Copy exactly, leaving out every image, the lines from the one with "Write the Chart.js code for this chart." through the one with "var setSizeTicks = [0, 20, 40, 60];", inclusive.

START Records to use

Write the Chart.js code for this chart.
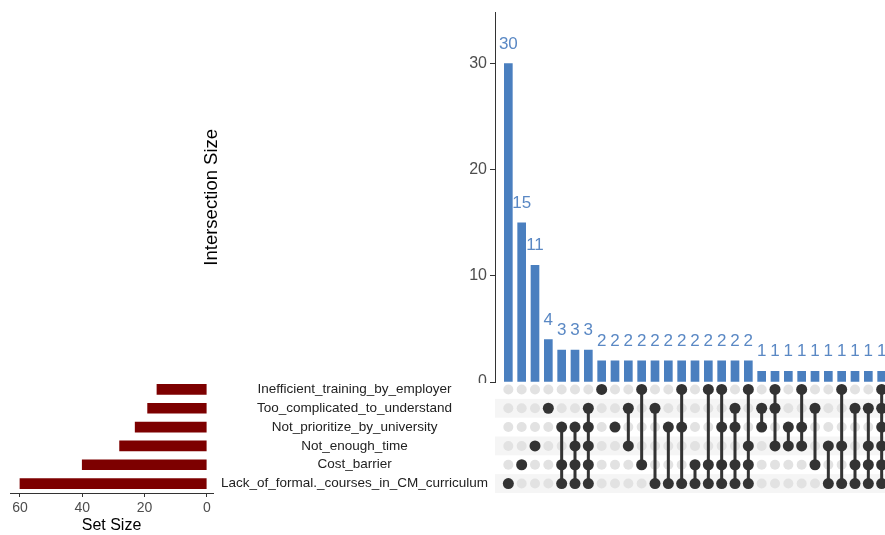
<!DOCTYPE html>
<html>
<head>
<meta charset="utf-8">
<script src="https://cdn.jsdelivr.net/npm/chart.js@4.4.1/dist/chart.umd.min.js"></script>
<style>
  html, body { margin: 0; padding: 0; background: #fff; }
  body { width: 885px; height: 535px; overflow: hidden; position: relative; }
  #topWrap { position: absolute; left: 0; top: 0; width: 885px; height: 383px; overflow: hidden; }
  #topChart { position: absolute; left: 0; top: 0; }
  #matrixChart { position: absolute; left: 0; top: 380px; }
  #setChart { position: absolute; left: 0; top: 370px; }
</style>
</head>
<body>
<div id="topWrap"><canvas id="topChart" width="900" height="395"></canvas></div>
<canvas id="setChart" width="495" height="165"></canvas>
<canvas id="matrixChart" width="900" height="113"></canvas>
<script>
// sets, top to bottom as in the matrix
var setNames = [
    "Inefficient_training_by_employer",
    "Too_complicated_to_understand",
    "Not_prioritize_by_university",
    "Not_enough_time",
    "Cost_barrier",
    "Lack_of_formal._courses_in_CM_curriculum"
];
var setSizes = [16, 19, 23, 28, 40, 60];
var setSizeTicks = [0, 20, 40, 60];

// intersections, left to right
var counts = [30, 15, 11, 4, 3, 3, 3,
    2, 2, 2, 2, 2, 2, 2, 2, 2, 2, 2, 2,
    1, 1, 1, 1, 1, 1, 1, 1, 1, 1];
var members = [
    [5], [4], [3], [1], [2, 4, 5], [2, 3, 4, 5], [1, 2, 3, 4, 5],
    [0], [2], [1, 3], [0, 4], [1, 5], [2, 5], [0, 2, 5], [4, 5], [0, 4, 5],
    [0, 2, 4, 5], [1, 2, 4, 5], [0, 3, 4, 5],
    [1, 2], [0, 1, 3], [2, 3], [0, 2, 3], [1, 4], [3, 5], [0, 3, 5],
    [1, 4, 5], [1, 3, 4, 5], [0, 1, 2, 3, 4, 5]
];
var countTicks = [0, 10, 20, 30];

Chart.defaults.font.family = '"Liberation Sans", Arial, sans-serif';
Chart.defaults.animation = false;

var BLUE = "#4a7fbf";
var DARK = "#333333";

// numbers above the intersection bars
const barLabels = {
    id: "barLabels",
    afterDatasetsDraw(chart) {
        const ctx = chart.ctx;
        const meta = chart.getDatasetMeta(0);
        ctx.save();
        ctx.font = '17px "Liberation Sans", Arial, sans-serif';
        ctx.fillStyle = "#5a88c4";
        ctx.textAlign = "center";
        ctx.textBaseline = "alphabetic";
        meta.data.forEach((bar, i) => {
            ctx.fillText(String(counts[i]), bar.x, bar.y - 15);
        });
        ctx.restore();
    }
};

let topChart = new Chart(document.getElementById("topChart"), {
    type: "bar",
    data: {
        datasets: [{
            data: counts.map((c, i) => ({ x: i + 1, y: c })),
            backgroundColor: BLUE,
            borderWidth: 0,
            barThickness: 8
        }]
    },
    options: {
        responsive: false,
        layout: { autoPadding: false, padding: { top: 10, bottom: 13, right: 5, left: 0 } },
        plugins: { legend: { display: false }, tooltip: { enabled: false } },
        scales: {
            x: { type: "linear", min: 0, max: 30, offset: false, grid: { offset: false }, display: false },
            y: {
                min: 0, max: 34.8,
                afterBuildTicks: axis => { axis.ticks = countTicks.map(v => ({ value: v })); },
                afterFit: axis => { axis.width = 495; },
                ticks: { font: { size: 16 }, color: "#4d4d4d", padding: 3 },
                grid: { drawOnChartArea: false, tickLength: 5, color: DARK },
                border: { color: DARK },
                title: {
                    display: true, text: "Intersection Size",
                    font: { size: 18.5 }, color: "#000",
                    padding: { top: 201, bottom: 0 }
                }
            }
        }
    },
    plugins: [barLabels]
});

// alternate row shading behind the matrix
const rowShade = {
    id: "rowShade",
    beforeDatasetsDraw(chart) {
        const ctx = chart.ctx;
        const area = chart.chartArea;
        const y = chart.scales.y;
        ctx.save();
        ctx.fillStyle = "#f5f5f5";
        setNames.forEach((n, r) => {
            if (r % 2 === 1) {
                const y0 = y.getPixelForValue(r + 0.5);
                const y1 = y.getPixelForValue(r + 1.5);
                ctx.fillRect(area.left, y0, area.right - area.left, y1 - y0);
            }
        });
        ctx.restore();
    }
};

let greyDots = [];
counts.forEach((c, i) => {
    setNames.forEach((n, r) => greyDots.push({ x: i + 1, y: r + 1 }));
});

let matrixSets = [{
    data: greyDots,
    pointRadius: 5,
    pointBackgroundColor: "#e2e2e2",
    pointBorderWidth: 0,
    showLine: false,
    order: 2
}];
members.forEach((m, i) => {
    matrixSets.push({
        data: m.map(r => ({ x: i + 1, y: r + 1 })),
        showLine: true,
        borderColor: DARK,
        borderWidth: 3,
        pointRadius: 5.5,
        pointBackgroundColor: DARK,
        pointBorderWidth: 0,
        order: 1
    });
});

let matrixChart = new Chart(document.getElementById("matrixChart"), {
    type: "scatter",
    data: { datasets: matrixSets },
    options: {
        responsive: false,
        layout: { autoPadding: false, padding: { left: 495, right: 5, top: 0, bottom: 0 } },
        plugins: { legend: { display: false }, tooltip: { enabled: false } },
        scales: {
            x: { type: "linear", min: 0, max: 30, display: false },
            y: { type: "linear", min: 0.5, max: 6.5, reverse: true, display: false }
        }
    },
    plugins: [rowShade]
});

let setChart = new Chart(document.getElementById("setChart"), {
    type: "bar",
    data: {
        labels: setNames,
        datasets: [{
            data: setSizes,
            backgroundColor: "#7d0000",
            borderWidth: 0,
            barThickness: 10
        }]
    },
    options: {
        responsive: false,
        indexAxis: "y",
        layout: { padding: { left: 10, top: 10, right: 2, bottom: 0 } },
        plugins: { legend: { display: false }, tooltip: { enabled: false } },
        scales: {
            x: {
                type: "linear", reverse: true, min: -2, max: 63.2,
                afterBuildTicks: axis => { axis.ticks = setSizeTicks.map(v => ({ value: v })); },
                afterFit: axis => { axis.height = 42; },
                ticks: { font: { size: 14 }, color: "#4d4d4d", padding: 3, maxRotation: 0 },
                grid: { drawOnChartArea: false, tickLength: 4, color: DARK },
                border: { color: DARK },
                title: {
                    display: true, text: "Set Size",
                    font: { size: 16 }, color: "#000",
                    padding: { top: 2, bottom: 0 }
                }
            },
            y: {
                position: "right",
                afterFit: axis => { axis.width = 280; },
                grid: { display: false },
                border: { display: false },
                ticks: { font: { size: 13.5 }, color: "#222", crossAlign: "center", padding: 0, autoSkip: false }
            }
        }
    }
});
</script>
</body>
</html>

END Records to use
START Records to use

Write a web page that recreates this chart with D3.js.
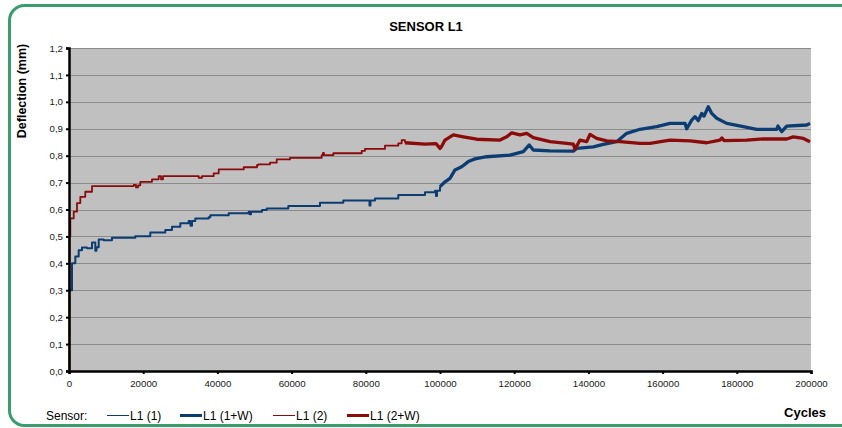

END Records to use
START Records to use

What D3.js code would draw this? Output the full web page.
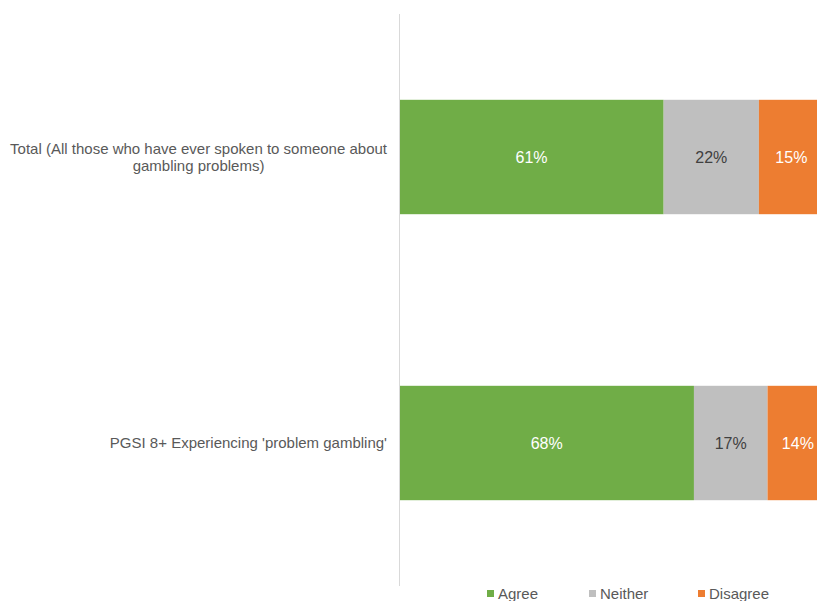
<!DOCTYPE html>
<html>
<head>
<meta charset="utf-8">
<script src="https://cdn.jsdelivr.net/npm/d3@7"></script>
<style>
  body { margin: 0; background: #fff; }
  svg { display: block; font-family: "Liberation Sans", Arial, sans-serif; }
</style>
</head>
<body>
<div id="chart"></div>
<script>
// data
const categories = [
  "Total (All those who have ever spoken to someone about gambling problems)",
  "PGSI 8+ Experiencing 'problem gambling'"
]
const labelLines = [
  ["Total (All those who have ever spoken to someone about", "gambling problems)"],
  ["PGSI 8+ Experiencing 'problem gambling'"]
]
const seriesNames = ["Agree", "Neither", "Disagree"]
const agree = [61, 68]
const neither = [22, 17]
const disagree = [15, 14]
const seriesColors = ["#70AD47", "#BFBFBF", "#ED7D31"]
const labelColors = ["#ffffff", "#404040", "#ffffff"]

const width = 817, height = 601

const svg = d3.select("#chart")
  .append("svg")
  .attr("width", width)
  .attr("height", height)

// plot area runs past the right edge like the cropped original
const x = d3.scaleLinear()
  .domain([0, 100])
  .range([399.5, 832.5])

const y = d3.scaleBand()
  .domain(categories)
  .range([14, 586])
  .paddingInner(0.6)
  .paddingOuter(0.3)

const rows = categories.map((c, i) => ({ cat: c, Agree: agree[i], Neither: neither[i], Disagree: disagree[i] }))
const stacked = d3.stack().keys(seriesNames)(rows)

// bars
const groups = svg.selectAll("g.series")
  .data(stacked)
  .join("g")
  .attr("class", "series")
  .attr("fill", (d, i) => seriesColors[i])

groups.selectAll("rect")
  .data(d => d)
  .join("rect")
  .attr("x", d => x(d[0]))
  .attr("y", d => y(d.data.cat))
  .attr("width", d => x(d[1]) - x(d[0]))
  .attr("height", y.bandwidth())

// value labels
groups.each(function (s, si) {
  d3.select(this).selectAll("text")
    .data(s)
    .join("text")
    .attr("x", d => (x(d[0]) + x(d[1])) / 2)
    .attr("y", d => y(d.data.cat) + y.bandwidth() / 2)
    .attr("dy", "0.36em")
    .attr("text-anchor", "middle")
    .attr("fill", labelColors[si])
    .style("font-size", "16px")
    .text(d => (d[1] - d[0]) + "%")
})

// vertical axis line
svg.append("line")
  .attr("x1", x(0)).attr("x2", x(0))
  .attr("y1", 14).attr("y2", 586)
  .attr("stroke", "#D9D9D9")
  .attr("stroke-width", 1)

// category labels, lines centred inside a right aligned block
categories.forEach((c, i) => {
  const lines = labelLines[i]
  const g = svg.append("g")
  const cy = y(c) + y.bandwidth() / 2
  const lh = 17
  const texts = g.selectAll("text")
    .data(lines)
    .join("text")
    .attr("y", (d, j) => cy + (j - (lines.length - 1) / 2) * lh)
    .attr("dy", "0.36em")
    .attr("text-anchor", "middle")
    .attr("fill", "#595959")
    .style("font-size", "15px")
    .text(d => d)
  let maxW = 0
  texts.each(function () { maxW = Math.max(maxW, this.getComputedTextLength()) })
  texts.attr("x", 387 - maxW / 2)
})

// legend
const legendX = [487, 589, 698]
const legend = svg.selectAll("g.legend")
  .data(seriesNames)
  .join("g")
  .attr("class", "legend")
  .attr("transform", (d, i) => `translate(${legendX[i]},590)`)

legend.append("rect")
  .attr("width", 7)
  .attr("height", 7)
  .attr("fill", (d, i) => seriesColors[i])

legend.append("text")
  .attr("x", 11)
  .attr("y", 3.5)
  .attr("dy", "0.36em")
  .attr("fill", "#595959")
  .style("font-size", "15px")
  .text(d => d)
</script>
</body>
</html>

END Records to use

• Solved exercise
Write the Chart.js code for this chart.
<!DOCTYPE html>
<html>
<head>
<meta charset="utf-8">
<script src="https://cdn.jsdelivr.net/npm/chart.js@4.4.1/dist/chart.umd.min.js"></script>
<style>
  html, body { margin: 0; padding: 0; background: #fff; }
  body { width: 885px; height: 535px; overflow: hidden; position: relative; }
  #topWrap { position: absolute; left: 0; top: 0; width: 885px; height: 383px; overflow: hidden; }
  #topChart { position: absolute; left: 0; top: 0; }
  #matrixChart { position: absolute; left: 0; top: 380px; }
  #setChart { position: absolute; left: 0; top: 370px; }
</style>
</head>
<body>
<div id="topWrap"><canvas id="topChart" width="900" height="395"></canvas></div>
<canvas id="setChart" width="495" height="165"></canvas>
<canvas id="matrixChart" width="900" height="113"></canvas>
<script>
// sets, top to bottom as in the matrix
var setNames = [
    "Inefficient_training_by_employer",
    "Too_complicated_to_understand",
    "Not_prioritize_by_university",
    "Not_enough_time",
    "Cost_barrier",
    "Lack_of_formal._courses_in_CM_curriculum"
];
var setSizes = [16, 19, 23, 28, 40, 60];
var setSizeTicks = [0, 20, 40, 60];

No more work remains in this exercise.